In the final analysis, we are all really alone.
Sometimes I feel more alone than others.
I have a very supportive family, and a wonderful network of friends.
The grieving support group has provided me with another group of people who can relate to me and to whom I can relate in ways that my friends and family thankfully cannot.
But I have yet to happen upon another non-theist** who has lost a child.
I've read, and continue to read, several blogs of parents who have lost a child. Most are openly religious, in a structured sense. Church, prayer, reading and quoting the bible. Some are less structured, and appear to believe in god but in a less formal way. Angels, seeing loved ones in heaven, more prayer.
Allow me to formally digress into a disclaimer. I have nothing against religion. It is a useful and powerful tool in the lives of many, including many people whom I love and respect. It's just that I don't believe in god, and I can't imagine ever believing in god, just as strongly as those who do fervently believe in god can't imagine not doing so. It's part of the deep fabric of my being since I went through my own self-directed religious journey in my late teens. It may be arrogance, but I think that I've thought about god a lot more than many people who believe in god.

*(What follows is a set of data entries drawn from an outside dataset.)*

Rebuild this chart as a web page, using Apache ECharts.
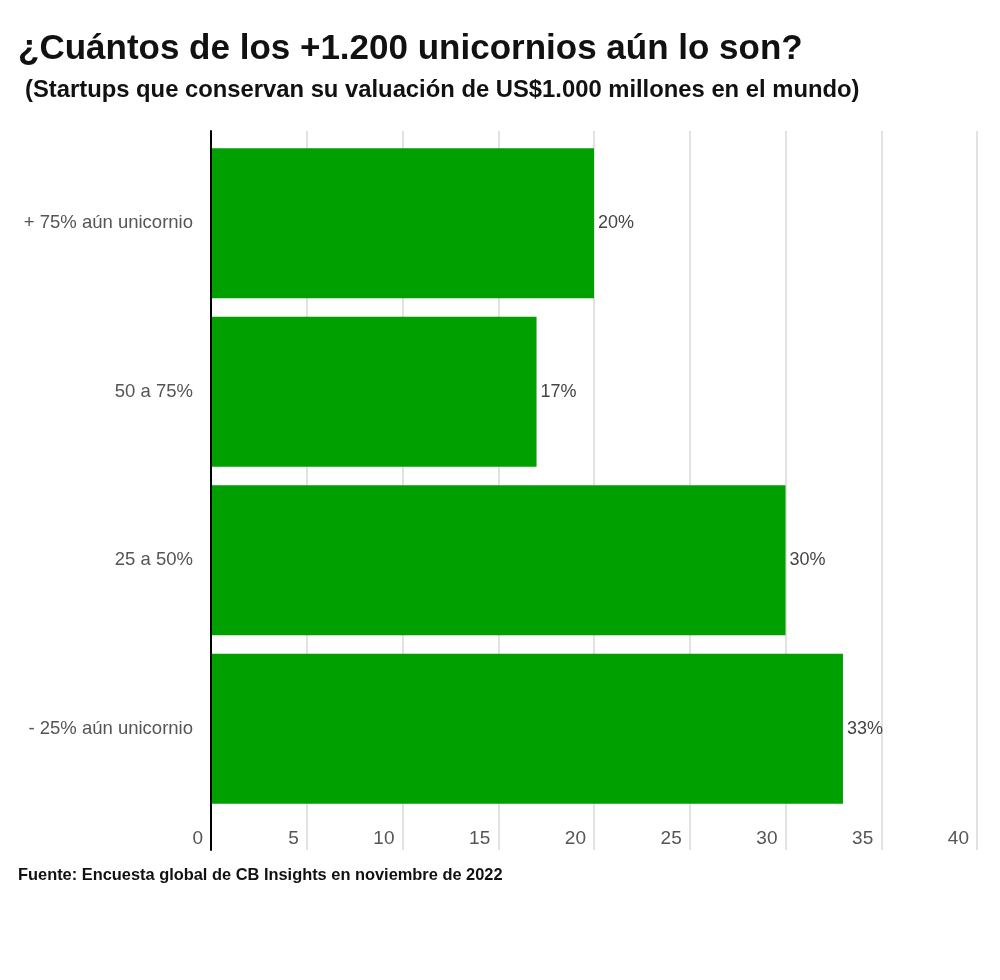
<!DOCTYPE html>
<html>
<head>
<meta charset="utf-8">
<script src="https://cdn.jsdelivr.net/npm/echarts@6/dist/echarts.min.js"></script>
<style>html,body{margin:0;padding:0;background:#fff}#c{width:1000px;height:980px}</style>
</head>
<body>
<div id="c"></div>
<script>
const categories = ['+ 75% aún unicornio', '50 a 75%', '25 a 50%', '- 25% aún unicornio'];
const values = [20, 17, 30, 33];
const titleText = '¿Cuántos de los +1.200 unicornios aún lo son?';
const subtitleText = '(Startups que conservan su valuación de US$1.000 millones en el mundo)';
const sourceText = 'Fuente: Encuesta global de CB Insights en noviembre de 2022';

const chart = echarts.init(document.getElementById('c'));
const sans = '"Liberation Sans", Arial, Helvetica, sans-serif';
chart.setOption({
  backgroundColor: '#fff',
  animation: false,
  title: [
    { text: titleText, left: 18, top: 32, padding: 0, textStyle: { fontFamily: sans, fontWeight: 'bold', fontSize: 35, color: '#111' } },
    { text: subtitleText, left: 25, top: 78, padding: 0, textStyle: { fontFamily: sans, fontWeight: 'bold', fontSize: 23.8, color: '#111' } },
    { text: sourceText, left: 18, top: 867, padding: 0, textStyle: { fontFamily: sans, fontWeight: 'bold', fontSize: 16.4, color: '#111' } }
  ],
  grid: [
    { left: 211, right: 23, top: 131, bottom: 130 },
    { left: 211, right: 23, top: 139, bottom: 167 }
  ],
  xAxis: [
    {
      gridIndex: 0, type: 'value', min: 0, max: 40, interval: 5,
      axisLine: { show: false }, axisTick: { show: false },
      splitLine: { show: true, lineStyle: { color: '#d9d9d9', width: 1.5 } },
      axisLabel: { inside: true, margin: 2, align: 'right', verticalAlign: 'bottom', padding: [0, 8, 0, 0],
        fontFamily: sans, fontSize: 19, color: '#555' }
    },
    { gridIndex: 1, type: 'value', min: 0, max: 40, show: false }
  ],
  yAxis: [
    {
      gridIndex: 0, type: 'value', z: 5,
      axisLine: { show: true, lineStyle: { color: '#000', width: 2 } },
      axisTick: { show: false }, axisLabel: { show: false }, splitLine: { show: false }
    },
    {
      gridIndex: 1, type: 'category', data: categories, inverse: true,
      axisLine: { show: false }, axisTick: { show: false },
      axisLabel: { margin: 18, fontFamily: sans, fontSize: 18.5, color: '#555' }
    }
  ],
  series: [{
    type: 'bar', xAxisIndex: 1, yAxisIndex: 1, data: values,
    barCategoryGap: '11%',
    itemStyle: { color: '#00a000' },
    label: { show: true, position: 'right', distance: 4, formatter: '{c}%',
      fontFamily: sans, fontSize: 18, color: '#444' }
  }]
});
</script>
</body>
</html>
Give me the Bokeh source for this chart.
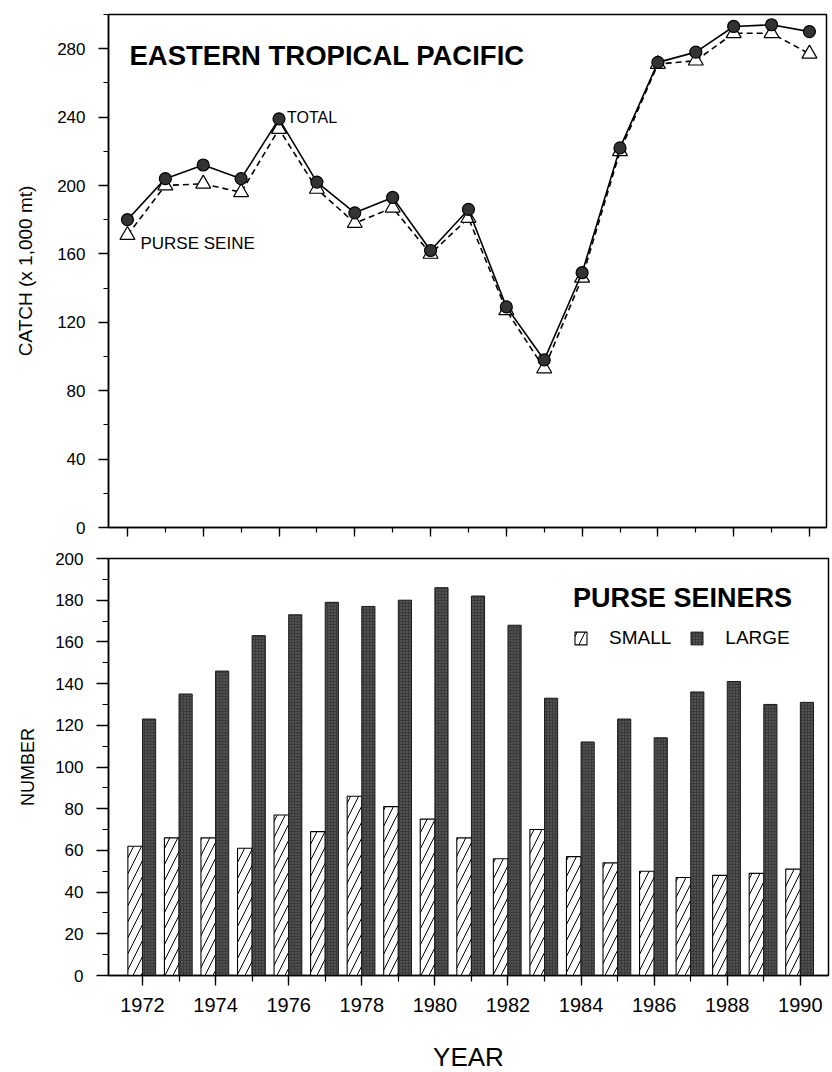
from bokeh.plotting import figure
from bokeh.models import (Range1d, SingleIntervalTicker, Label, Legend,
                          LegendItem, ColumnDataSource)
from bokeh.layouts import column
from bokeh.transform import dodge
from bokeh.embed import file_html
from bokeh.resources import INLINE

FONT = "Liberation Sans"

# Annual series, 1972-1990
years = list(range(1972, 1991))
total_catch = [180, 204, 212, 204, 239, 202, 184, 193, 162, 186,
               129, 98, 149, 222, 272, 278, 293, 294, 290]
purse_seine_catch = [171, 200, 201, 196, 233, 198, 178, 187, 160, 181,
                     127, 93, 146, 220, 271, 273, 289, 289, 277]
small_seiners = [62, 66, 66, 61, 77, 69, 86, 81, 75, 66,
                 56, 70, 57, 54, 50, 47, 48, 49, 51]
large_seiners = [123, 135, 146, 163, 173, 179, 177, 180, 186, 182,
                 168, 133, 112, 123, 114, 136, 141, 130, 131]

catch_src = ColumnDataSource(dict(year=years, total=total_catch,
                                  purse=purse_seine_catch))
fleet_src = ColumnDataSource(dict(year=years, small=small_seiners,
                                  large=large_seiners))


def style_frame(p):
    p.outline_line_color = "black"
    p.outline_line_width = 1.5
    p.xgrid.grid_line_color = None
    p.ygrid.grid_line_color = None
    p.background_fill_color = "white"
    p.border_fill_color = "white"
    for ax in (p.xaxis[0], p.yaxis[0]):
        ax.axis_line_width = 1.5
        ax.major_tick_in = 0
        ax.minor_tick_in = 0
        ax.major_tick_line_width = 1.3
        ax.minor_tick_line_width = 1.2
        ax.major_label_text_font = FONT
        ax.axis_label_text_font = FONT
        ax.axis_label_text_font_style = "normal"
        ax.major_label_text_color = "black"
        ax.axis_label_text_color = "black"


# ---- Upper panel: catch in thousands of metric tons ----
p1 = figure(frame_width=718, frame_height=513,
            x_range=Range1d(1971.5, 1990.45), y_range=Range1d(0, 300),
            min_border_left=106, min_border_right=8,
            min_border_top=14, min_border_bottom=16,
            output_backend="svg", toolbar_location=None)
style_frame(p1)

p1.xaxis.ticker = SingleIntervalTicker(interval=2, num_minor_ticks=2)
p1.xaxis.major_label_overrides = {y: "" for y in range(1970, 1993, 2)}
p1.xaxis.major_tick_out = 9
p1.xaxis.minor_tick_out = 5
p1.xaxis.major_label_standoff = 0

p1.yaxis.ticker = SingleIntervalTicker(interval=40, num_minor_ticks=2)
p1.yaxis.major_tick_out = 10
p1.yaxis.minor_tick_out = 5
p1.yaxis.major_label_standoff = 13
p1.yaxis.major_label_text_font_size = "17px"
p1.yaxis.axis_label = "CATCH (x 1,000 mt)"
p1.yaxis.axis_label_text_font_size = "19px"
p1.yaxis.axis_label_standoff = 18

p1.line("year", "purse", source=catch_src, line_color="black",
        line_width=1.6, line_dash="6 4")
p1.scatter("year", "purse", source=catch_src, marker="triangle", size=15,
           fill_color="white", line_color="black", line_width=1.2)
p1.line("year", "total", source=catch_src, line_color="black", line_width=1.6)
p1.scatter("year", "total", source=catch_src, marker="circle", size=12,
           fill_color="#333333", line_color="black", line_width=1.2)

p1.add_layout(Label(x=1972, y=276, x_offset=2, text="EASTERN TROPICAL PACIFIC",
                    text_font=FONT, text_font_size="27.5px",
                    text_font_style="bold", text_color="black",
                    text_baseline="alphabetic"))
p1.add_layout(Label(x=1976, y=240, x_offset=8, text="TOTAL",
                    text_font=FONT, text_font_size="16px", text_color="black",
                    text_baseline="alphabetic"))
p1.add_layout(Label(x=1972, y=166, x_offset=13, text="PURSE SEINE",
                    text_font=FONT, text_font_size="17px", text_color="black",
                    text_baseline="alphabetic"))

# ---- Lower panel: number of purse seiners by size class ----
p2 = figure(frame_width=720, frame_height=417,
            x_range=Range1d(1971.07, 1990.77), y_range=Range1d(0, 200),
            min_border_left=108, min_border_right=4,
            min_border_top=15, min_border_bottom=92,
            output_backend="svg", toolbar_location=None)
style_frame(p2)

p2.xaxis.ticker = SingleIntervalTicker(interval=2, num_minor_ticks=2)
p2.xaxis.major_tick_out = 10
p2.xaxis.minor_tick_out = 6
p2.xaxis.major_label_standoff = 12
p2.xaxis.major_label_text_font_size = "20px"
p2.xaxis.axis_label = "YEAR"
p2.xaxis.axis_label_text_font_size = "26px"
p2.xaxis.axis_label_standoff = 27

p2.yaxis.ticker = SingleIntervalTicker(interval=20, num_minor_ticks=2)
p2.yaxis.major_tick_out = 12
p2.yaxis.minor_tick_out = 6
p2.yaxis.major_label_standoff = 13
p2.yaxis.major_label_text_font_size = "17px"
p2.yaxis.axis_label = "NUMBER"
p2.yaxis.axis_label_text_font_size = "18px"
p2.yaxis.axis_label_standoff = 14

r_small = p2.vbar(x=dodge("year", -0.2, range=p2.x_range), top="small",
                  width=0.4, source=fleet_src,
                  fill_color="white", line_color="black", line_width=1.1,
                  hatch_pattern="/", hatch_color="black", hatch_scale=16,
                  hatch_weight=1.0)
r_large = p2.vbar(x=dodge("year", 0.18, range=p2.x_range), top="large",
                  width=0.36, source=fleet_src,
                  fill_color="#3a3a3a", line_color="#1a1a1a", line_width=1.0,
                  hatch_pattern=".", hatch_color="white", hatch_alpha=0.3,
                  hatch_scale=3)

legend = Legend(items=[LegendItem(label="SMALL", renderers=[r_small]),
                       LegendItem(label="LARGE", renderers=[r_large])],
                orientation="horizontal", location=(465, 326),
                title="PURSE SEINERS", title_text_font=FONT,
                title_text_font_size="27px", title_text_font_style="bold",
                title_text_color="black", title_standoff=13,
                label_text_font=FONT, label_text_font_size="19px",
                label_text_color="black",
                glyph_width=15, glyph_height=16, label_standoff=21,
                spacing=18, padding=0, margin=0,
                border_line_color=None, background_fill_alpha=0)
p2.add_layout(legend)

layout = column(p1, p2, spacing=0)
open("out.html", "w").write(file_html(layout, INLINE))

Anyhoo, I feel like the only one (my husband excepted.) I haven't met/read/heard of a fellow non-theist grieving a child. Of course, they exist...they must. I wish I could find some. We as grieving parents have so many emotions and experiences in common; our real and cyber-relationships are so supportive. But I get lost, feel shut out at times, when the healing turns to god and the relief that people seem to get from that belief and relationship. I just can't go there.
Where is the nearest Pseudo-Buddhist Non-theist American Grieving Parent support group?
**My newly preferred word for my belief system. Atheist is so loaded these days. I'm not anti-god, I just don't believe in one.